$\sqrt{\log n}$ vs $\log\sqrt{n}$

Question

I have to check if $ \sqrt{ \log(n) } = \theta(\log({\sqrt n}))$.
Following log rules I can write:

$ \sqrt{ \log(n) } = \log(n)^{\frac{1}{2}}$
$\log({\sqrt n)} = \log(n^{\frac{1}{2}}) = \frac{1}{2}\log(n) $

Looking at graphs I can see the $O$ notation is correct but not the $\Omega$. I would appreciate some help at how to disprove this, as I am stuck for quite some time on it.

Thanks in advance

Answer 1

You want to prove that its not true that $\sqrt{\log(n)} = \Omega(\log\sqrt n)$. It is enough to prove that $\frac{\log\sqrt n}{\sqrt{\log n}}$ is unbounded.
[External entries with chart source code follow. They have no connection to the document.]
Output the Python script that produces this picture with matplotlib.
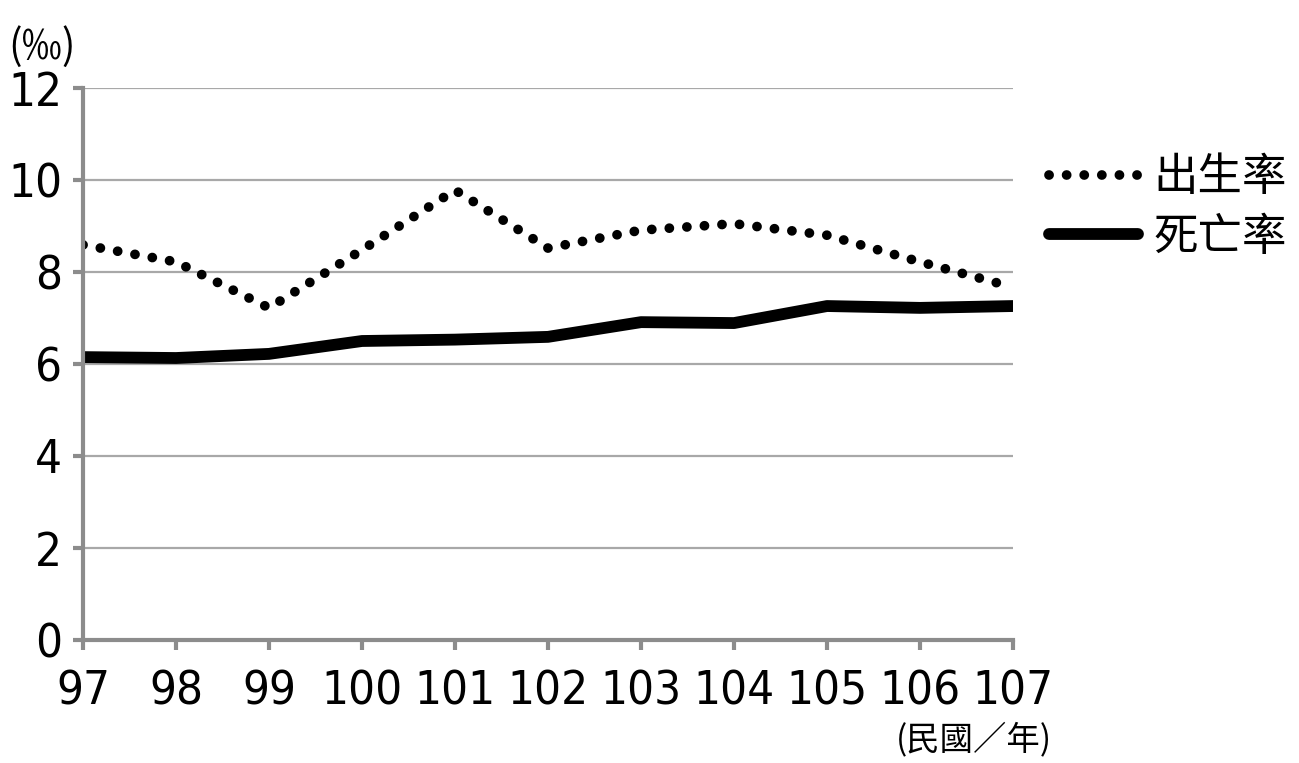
import matplotlib
matplotlib.use("Agg")
import matplotlib.pyplot as plt
from matplotlib import font_manager

# datos
years = [97, 98, 99, 100, 101, 102, 103, 104, 105, 106, 107]
birth_rate = [8.59, 8.22, 7.22, 8.48, 9.78, 8.52, 8.91, 9.05, 8.80, 8.22, 7.67]
death_rate = [6.15, 6.13, 6.22, 6.50, 6.53, 6.59, 6.91, 6.89, 7.26, 7.22, 7.26]
yticks = [0, 2, 4, 6, 8, 10, 12]

names = {f.name for f in font_manager.fontManager.ttflist}
num_font = "Liberation Sans Narrow" if "Liberation Sans Narrow" in names else "DejaVu Sans"
plt.rcParams['font.family'] = ['Noto Sans CJK TC', 'DejaVu Sans']

gray = "#8c8c8c"
fig = plt.figure(figsize=(12.99, 7.63), dpi=100)
ax = fig.add_axes([83/1299, 1-640/763, (1013-83)/1299, (640-88)/763])

ax.plot(years, birth_rate, color="black", lw=7, linestyle=(0, (0.01, 1.8)),
        dash_capstyle="round", label="出生率")
ax.plot(years, death_rate, color="black", lw=8.5, solid_capstyle="round",
        label="死亡率")

ax.set_xlim(97, 107)
ax.set_ylim(0, 12)
ax.set_xticks(years)
ax.set_yticks(yticks)
ax.set_xticklabels([str(y) for y in years], family=[num_font, 'DejaVu Sans'],
                   fontsize=34, fontstretch="condensed")
ax.set_yticklabels([str(y) for y in yticks], family=[num_font, 'DejaVu Sans'],
                   fontsize=34, fontstretch="condensed")

ax.grid(axis="y", color="#a8a8a8", lw=1.6)
ax.set_axisbelow(True)
for s in ["top", "right"]:
    ax.spines[s].set_color(gray)
    ax.spines[s].set_visible(False)
for s in ["left", "bottom"]:
    ax.spines[s].set_color(gray)
    ax.spines[s].set_linewidth(3)
ax.tick_params(axis="both", color=gray, width=3, length=7)
ax.tick_params(axis="x", pad=14)
ax.tick_params(axis="y", pad=8)

ax.legend(loc="upper left", bbox_to_anchor=(1.02, 0.912), frameon=False,
          fontsize=32, handlelength=2.0, handletextpad=0.35, labelspacing=0.3,
          borderaxespad=0)

fig.text(8/1299, 1-47/763, "(‰)", fontsize=29, va="center", ha="left")
fig.text(1052/1299, 1-740/763, "(民國／年)", fontsize=24, va="center", ha="right")

fig.savefig("out.png", dpi=100)
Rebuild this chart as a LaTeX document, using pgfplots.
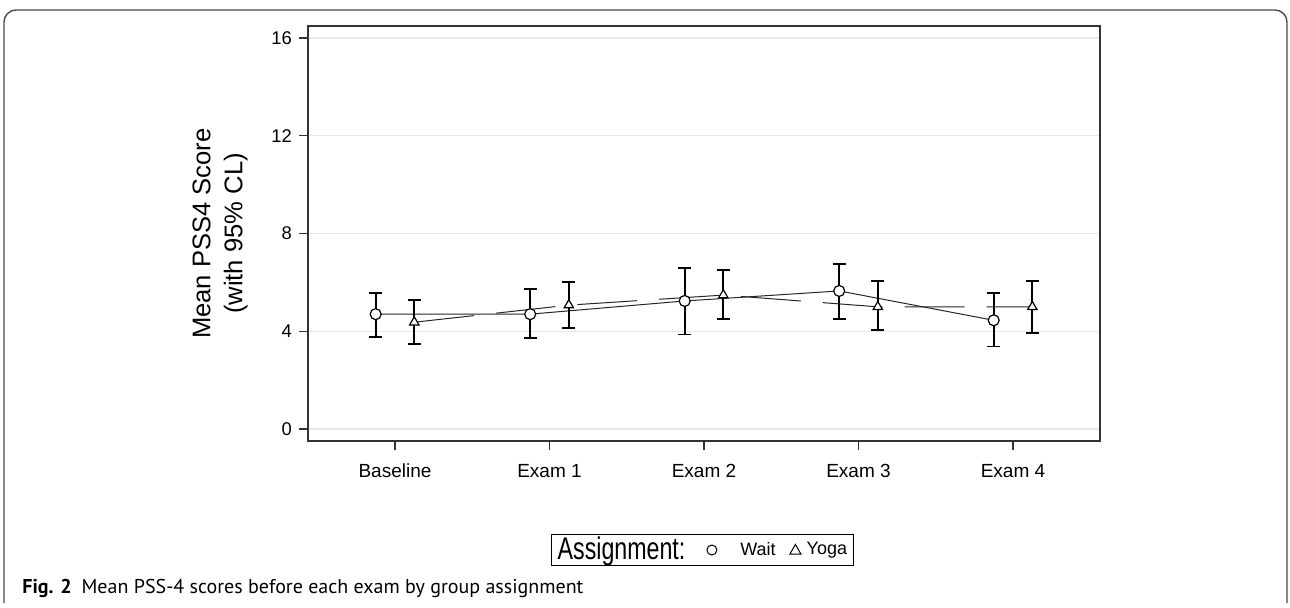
\documentclass[border=0pt]{standalone}
\usepackage{fontspec}
\setmainfont{Liberation Sans}
\newfontfamily\capfont{PT Sans}
\usepackage{pgfplots}
\usepackage{pgfplotstable}
\pgfplotsset{compat=1.18}

\pgfplotstableread{
x      y     lo    hi
-0.125 4.70  3.78  5.58
0.875  4.70  3.74  5.72
1.875  5.24  3.87  6.60
2.875  5.65  4.50  6.76
3.875  4.45  3.38  5.56
}\waitdata

\pgfplotstableread{
x      y     lo    hi
0.125  4.37  3.48  5.27
1.125  5.07  4.13  6.01
2.125  5.48  4.49  6.50
3.125  5.00  4.04  6.05
4.125  5.00  3.94  6.07
}\yogadata

\begin{document}
\begin{tikzpicture}
\useasboundingbox (-154pt,-83pt) rectangle (491pt,220.5pt);
\begin{axis}[
  at={(0,0)}, anchor=south west,
  scale only axis, width=396pt, height=207.5pt,
  xmin=-0.563, xmax=4.563, ymin=-0.49, ymax=16.49,
  xtick={0,1,2,3,4},
  xticklabels={Baseline,Exam 1,Exam 2,Exam 3,Exam 4},
  ytick={0,4,8,12,16},
  tick pos=left, tick align=outside,
  major tick length=4.5pt,
  ymajorgrids,
  grid style={black!9, line width=0.7pt},
  axis line style={black!80, line width=0.7pt},
  every tick/.style={black!80, line width=0.6pt},
  /pgf/number format/assume math mode=true,
  x tick label style={font=\fontsize{9.5}{11}\selectfont, yshift=-3.5pt},
  y tick label style={font=\fontsize{9.2}{11}\selectfont},
  ylabel={Mean PSS4 Score\\(with 95\% CL)},
  ylabel style={align=center, font=\fontsize{12.8}{16}\selectfont,
    at={(axis description cs:-0.111,0.5)}, anchor=center},
  legend columns=3,
  legend style={at={(0.498,-0.2627)}, anchor=center,
    draw=black, line width=0.5pt, inner xsep=3pt, inner ysep=1.2pt,
    font=\fontsize{9}{11}\selectfont,
    nodes={inner sep=0pt},
    /tikz/column sep=0pt},
  legend cell align=left,
]
\addplot[forget plot, black!85, line width=0.5pt, mark=*,
  mark options={solid, fill=white, draw=black, mark size=2.75pt, line width=0.6pt},
  error bars/.cd, y dir=both, y explicit,
  error bar style={black, line width=0.9pt, solid},
  error mark options={rotate=90, black, mark size=3.25pt, line width=0.9pt, solid}]
  table[x=x, y=y, y error plus expr=\thisrow{hi}-\thisrow{y}, y error minus expr=\thisrow{y}-\thisrow{lo}] {\waitdata};
\addplot[forget plot, black!85, line width=0.5pt, dash pattern=on 30pt off 11pt, mark=triangle*,
  mark options={solid, fill=white, draw=black, mark size=2.7pt, line width=0.6pt},
  error bars/.cd, y dir=both, y explicit,
  error bar style={black, line width=0.9pt, solid},
  error mark options={rotate=90, black, mark size=3.25pt, line width=0.9pt, solid}]
  table[x=x, y=y, y error plus expr=\thisrow{hi}-\thisrow{y}, y error minus expr=\thisrow{y}-\thisrow{lo}] {\yogadata};
\addlegendimage{empty legend}
\addlegendentry{\scalebox{1}[1.35]{\fontsize{11.6}{14}\selectfont Assignment:}}
\addlegendimage{legend image code/.code={\path (0pt,0pt) (27pt,0pt);
  \draw[black, line width=0.5pt, fill=white] (13pt,0pt) circle (2.5pt);}}
\addlegendentry{Wait}
\addlegendimage{legend image code/.code={\path (0pt,0pt) (15pt,0pt);
  \draw[black, line width=0.5pt, fill=white] (6.8pt,-2.1pt) -- (12.4pt,-2.1pt) -- (9.6pt,2.8pt) -- cycle;}}
\addlegendentry{Yoga}
\end{axis}
\draw[black!70, line width=0.7pt, rounded corners=6pt] (-152pt,-81pt) -- (-152pt,215.5pt) -- (489.5pt,215.5pt) -- (489.5pt,-81pt);
\node[anchor=base west, inner sep=0pt, font=\capfont\fontsize{10}{12}\selectfont] at (-143pt,-76pt)
  {\textbf{Fig. 2}\hspace{0.5em}Mean PSS-4 scores before each exam by group assignment};
\end{tikzpicture}
\end{document}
But this is true, simply because this ratio is $$ \frac{\log\sqrt n}{\sqrt{\log n}} = \frac{\sqrt{\log n}}{2} \to \infty,$$ for $n$ large.

Answer 2

It might be easiest to see what's going on here if you let $n=e^{u^2}$ (with $u\to\infty$). Then $\sqrt{\log n}=u$ while $\log(\sqrt n)={1\over2}u^2$.